Extracted data →
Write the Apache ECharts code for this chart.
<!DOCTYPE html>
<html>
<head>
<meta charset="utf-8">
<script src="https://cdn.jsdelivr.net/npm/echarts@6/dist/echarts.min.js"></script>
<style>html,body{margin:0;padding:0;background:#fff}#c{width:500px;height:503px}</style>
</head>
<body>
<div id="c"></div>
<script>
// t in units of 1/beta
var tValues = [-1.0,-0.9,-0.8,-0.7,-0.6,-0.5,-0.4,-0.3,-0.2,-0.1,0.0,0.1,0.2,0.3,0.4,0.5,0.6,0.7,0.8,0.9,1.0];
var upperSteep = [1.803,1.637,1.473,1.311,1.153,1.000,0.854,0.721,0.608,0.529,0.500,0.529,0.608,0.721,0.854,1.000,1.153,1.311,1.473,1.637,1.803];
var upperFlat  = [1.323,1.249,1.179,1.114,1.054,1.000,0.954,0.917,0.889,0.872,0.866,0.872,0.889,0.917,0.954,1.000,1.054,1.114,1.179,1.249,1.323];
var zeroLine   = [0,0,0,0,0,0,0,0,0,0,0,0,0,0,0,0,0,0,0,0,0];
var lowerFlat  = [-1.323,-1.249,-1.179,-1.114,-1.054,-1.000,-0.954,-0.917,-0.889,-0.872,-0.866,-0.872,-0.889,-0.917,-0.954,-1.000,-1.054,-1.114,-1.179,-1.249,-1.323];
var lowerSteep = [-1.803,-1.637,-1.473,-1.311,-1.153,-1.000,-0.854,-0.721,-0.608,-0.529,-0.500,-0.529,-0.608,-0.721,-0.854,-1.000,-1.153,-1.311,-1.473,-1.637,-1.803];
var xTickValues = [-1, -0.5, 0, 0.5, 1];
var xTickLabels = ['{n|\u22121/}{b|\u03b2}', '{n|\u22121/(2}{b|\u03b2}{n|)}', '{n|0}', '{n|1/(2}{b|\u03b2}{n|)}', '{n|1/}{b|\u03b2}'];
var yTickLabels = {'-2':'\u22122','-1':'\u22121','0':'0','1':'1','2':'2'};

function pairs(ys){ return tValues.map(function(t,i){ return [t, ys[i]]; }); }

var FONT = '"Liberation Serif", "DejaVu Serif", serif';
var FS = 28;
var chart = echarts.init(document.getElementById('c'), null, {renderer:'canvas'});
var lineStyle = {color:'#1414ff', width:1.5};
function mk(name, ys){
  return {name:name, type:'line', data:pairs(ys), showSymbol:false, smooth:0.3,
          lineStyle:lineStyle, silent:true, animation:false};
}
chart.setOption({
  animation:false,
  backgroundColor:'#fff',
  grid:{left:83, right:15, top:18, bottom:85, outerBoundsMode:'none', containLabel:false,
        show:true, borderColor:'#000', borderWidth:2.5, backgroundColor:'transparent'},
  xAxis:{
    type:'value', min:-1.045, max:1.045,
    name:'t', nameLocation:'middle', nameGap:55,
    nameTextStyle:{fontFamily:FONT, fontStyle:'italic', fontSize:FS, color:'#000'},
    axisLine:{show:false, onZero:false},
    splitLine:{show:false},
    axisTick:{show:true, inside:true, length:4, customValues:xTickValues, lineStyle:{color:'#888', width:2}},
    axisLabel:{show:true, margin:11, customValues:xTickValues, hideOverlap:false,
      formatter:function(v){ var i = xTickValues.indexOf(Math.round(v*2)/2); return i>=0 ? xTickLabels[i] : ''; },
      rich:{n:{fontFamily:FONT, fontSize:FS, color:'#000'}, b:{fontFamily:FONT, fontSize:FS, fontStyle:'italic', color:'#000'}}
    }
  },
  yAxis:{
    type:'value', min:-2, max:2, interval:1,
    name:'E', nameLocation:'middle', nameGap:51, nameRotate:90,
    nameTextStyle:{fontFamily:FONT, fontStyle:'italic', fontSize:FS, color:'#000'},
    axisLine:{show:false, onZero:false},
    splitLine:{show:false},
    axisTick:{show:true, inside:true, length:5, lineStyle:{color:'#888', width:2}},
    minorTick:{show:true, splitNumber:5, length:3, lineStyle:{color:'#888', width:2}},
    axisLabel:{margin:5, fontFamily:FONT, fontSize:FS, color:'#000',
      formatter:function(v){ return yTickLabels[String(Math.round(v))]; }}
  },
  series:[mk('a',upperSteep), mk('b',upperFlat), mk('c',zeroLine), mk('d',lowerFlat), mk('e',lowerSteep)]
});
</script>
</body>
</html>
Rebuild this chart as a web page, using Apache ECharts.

What you will do → Everything from the first line above through the line that contains "return [t, ys[i]];" should be duplicated exactly, please, and nothing beyond it.

The answer →
Write the Apache ECharts code for this chart.
<!DOCTYPE html>
<html>
<head>
<meta charset="utf-8">
<script src="https://cdn.jsdelivr.net/npm/echarts@6/dist/echarts.min.js"></script>
<style>html,body{margin:0;padding:0;background:#fff}#c{width:500px;height:503px}</style>
</head>
<body>
<div id="c"></div>
<script>
// t in units of 1/beta
var tValues = [-1.0,-0.9,-0.8,-0.7,-0.6,-0.5,-0.4,-0.3,-0.2,-0.1,0.0,0.1,0.2,0.3,0.4,0.5,0.6,0.7,0.8,0.9,1.0];
var upperSteep = [1.803,1.637,1.473,1.311,1.153,1.000,0.854,0.721,0.608,0.529,0.500,0.529,0.608,0.721,0.854,1.000,1.153,1.311,1.473,1.637,1.803];
var upperFlat  = [1.323,1.249,1.179,1.114,1.054,1.000,0.954,0.917,0.889,0.872,0.866,0.872,0.889,0.917,0.954,1.000,1.054,1.114,1.179,1.249,1.323];
var zeroLine   = [0,0,0,0,0,0,0,0,0,0,0,0,0,0,0,0,0,0,0,0,0];
var lowerFlat  = [-1.323,-1.249,-1.179,-1.114,-1.054,-1.000,-0.954,-0.917,-0.889,-0.872,-0.866,-0.872,-0.889,-0.917,-0.954,-1.000,-1.054,-1.114,-1.179,-1.249,-1.323];
var lowerSteep = [-1.803,-1.637,-1.473,-1.311,-1.153,-1.000,-0.854,-0.721,-0.608,-0.529,-0.500,-0.529,-0.608,-0.721,-0.854,-1.000,-1.153,-1.311,-1.473,-1.637,-1.803];
var xTickValues = [-1, -0.5, 0, 0.5, 1];
var xTickLabels = ['{n|\u22121/}{b|\u03b2}', '{n|\u22121/(2}{b|\u03b2}{n|)}', '{n|0}', '{n|1/(2}{b|\u03b2}{n|)}', '{n|1/}{b|\u03b2}'];
var yTickLabels = {'-2':'\u22122','-1':'\u22121','0':'0','1':'1','2':'2'};

function pairs(ys){ return tValues.map(function(t,i){ return [t, ys[i]]; }); }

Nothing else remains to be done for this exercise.